Co-parenting. It’s not always easy, but it is manageable. And with the right tools, you and your children can help the benefits outweigh the difficulties of a two-household family. Here are a few tips to set you in the right direction: 

  1. Put the children first. Most parents believe that their children are their number one priority, but this can be tested when going through immense change and grief, all while under the microscope of the Court. This is often elevated by the fact that children are empowered with an attorney and an opinion, which may be a hard pill to swallow. However, challenging your child’s opinion or punishing them for saying something contrary to your desires is an easy way to upset your judge and hurt your kids. Instead, put yourself in your children’s shoes. This is an extremely difficult time and giving them the power to be heard can be very therapeutic. Allow your children to speak freely without judgment or anger. Regardless of your feelings toward the other parent, speak kindly, be accommodating and take the high road. Don’t use the children as messagers and do not punish the children for speaking truthfully. This will not only protect your children from long-term damage, but also help you win your case. 
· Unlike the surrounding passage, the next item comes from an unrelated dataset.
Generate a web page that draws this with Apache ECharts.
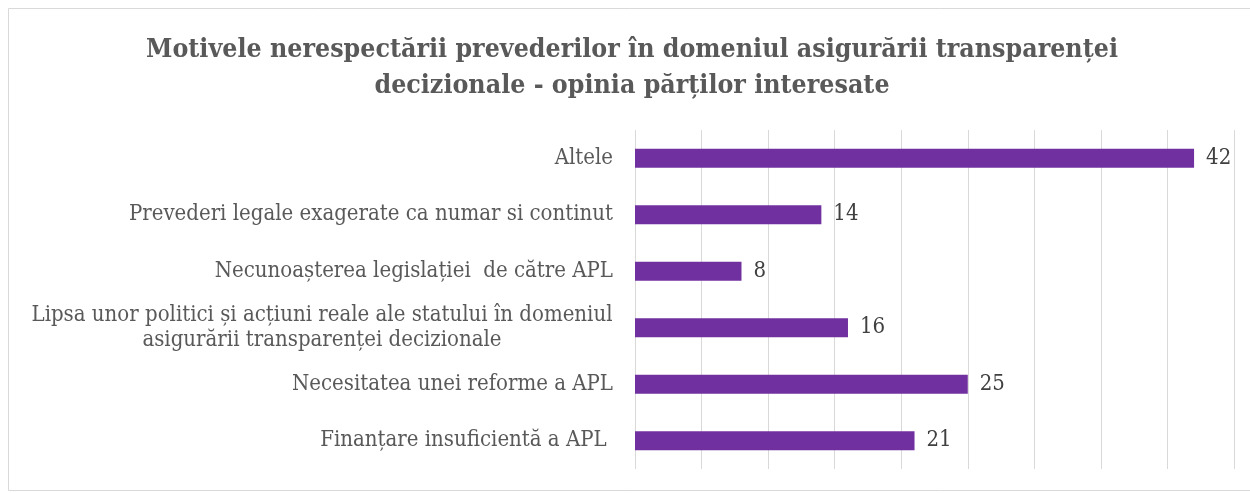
<!DOCTYPE html>
<html>
<head>
<meta charset="utf-8">
<script src="https://cdn.jsdelivr.net/npm/echarts@6/dist/echarts.min.js"></script>
<style>
  html, body { margin: 0; padding: 0; background: #fff; }
  #chart { width: 1250px; height: 493px; }
</style>
</head>
<body>
<div id="chart"></div>
<script>
var categories = [
  'Altele',
  'Prevederi legale exagerate ca numar si continut',
  'Necunoașterea legislației  de către APL',
  'Lipsa unor politici și acțiuni reale ale statului în domeniul\nasigurării transparenței decizionale',
  'Necesitatea unei reforme a APL',
  'Finanțare insuficientă a APL '
];
var values = [42, 14, 8, 16, 25, 21];

var titleText = 'Motivele nerespectării prevederilor în domeniul asigurării transparenței\ndecizionale - opinia părților interesate';

var labelFont = '"DejaVu Serif Condensed", "DejaVu Serif"';
var labelSize = 22;

// width of the first line, so wrapped labels centre under it
function textWidth(s) {
  var ctx = document.createElement('canvas').getContext('2d');
  ctx.font = labelSize + 'px ' + labelFont;
  return Math.ceil(ctx.measureText(s).width);
}

var chart = echarts.init(document.getElementById('chart'));

var option = {
  backgroundColor: '#fff',
  title: {
    text: titleText,
    left: 627,
    textAlign: 'center',
    top: 27,
    textStyle: {
      fontFamily: labelFont,
      fontWeight: 'bold',
      fontSize: 26.5,
      lineHeight: 36,
      color: '#595959'
    }
  },
  graphic: [
    {
      type: 'rect',
      shape: { x: 8.5, y: 8.5, width: 1250, height: 482 },
      style: { fill: 'none', stroke: '#d9d9d9', lineWidth: 1 },
      silent: true
    }
  ],
  grid: {
    left: 635,
    right: 16,
    top: 130,
    bottom: 24
  },
  xAxis: {
    type: 'value',
    min: 0,
    max: 45,
    interval: 5,
    axisLabel: { show: false },
    axisLine: { show: false },
    axisTick: { show: false },
    splitLine: { lineStyle: { color: '#d9d9d9', width: 1 } }
  },
  yAxis: {
    type: 'category',
    inverse: true,
    data: categories,
    axisLine: { show: false },
    axisTick: { show: false },
    axisLabel: {
      margin: 22,
      fontFamily: labelFont,
      fontSize: labelSize,
      lineHeight: 25,
      color: '#595959',
      formatter: function (v) {
        if (v.indexOf('\n') >= 0) {
          var parts = v.split('\n');
          return '{c|' + parts[0] + '}\n{c|' + parts[1] + '}';
        }
        return v;
      },
      rich: {
        c: {
          width: textWidth(categories[3].split('\n')[0]),
          align: 'center',
          fontFamily: labelFont,
          fontSize: labelSize,
          lineHeight: 25,
          color: '#595959'
        }
      }
    }
  },
  series: [
    {
      type: 'bar',
      data: values,
      barWidth: 19,
      itemStyle: { color: '#7030a0' },
      label: {
        show: true,
        position: 'right',
        distance: 12,
        fontFamily: labelFont,
        fontSize: 22,
        color: '#404040'
      }
    }
  ]
};

chart.setOption(option);
</script>
</body>
</html>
  2. Figure out a method of communication and stick to it. I generally suggest that communication between co-parents take place through text message or email (if you receive messages to your phone). First, the communication should be in real-time, to avoid any delayed reactions that inconvenience the other parent. Second, putting your words in writing memorializes details like exchange times or locations, that could otherwise become confused. It also gives you an opportunity to read and edit your messages, thereby helping to avoid emotional or irrational exchanges. Last, if there are any court filings or allegations down the line, having a record is the best way to clear up he said/she said. 

  3. The more people who love your children the better. When your children have multiple adults who love and care for them, it means they have more safe havens from the stress of life, more people to open up to and more people to teach them important life lessons. It may open them up to talents, activities and travel that they otherwise would not have been exposed to. It can also provide parents with a much needed break from the challenges of parenthood. Some time apart from your children can help you re-energize, recuperate and return to your kids with your best foot forward.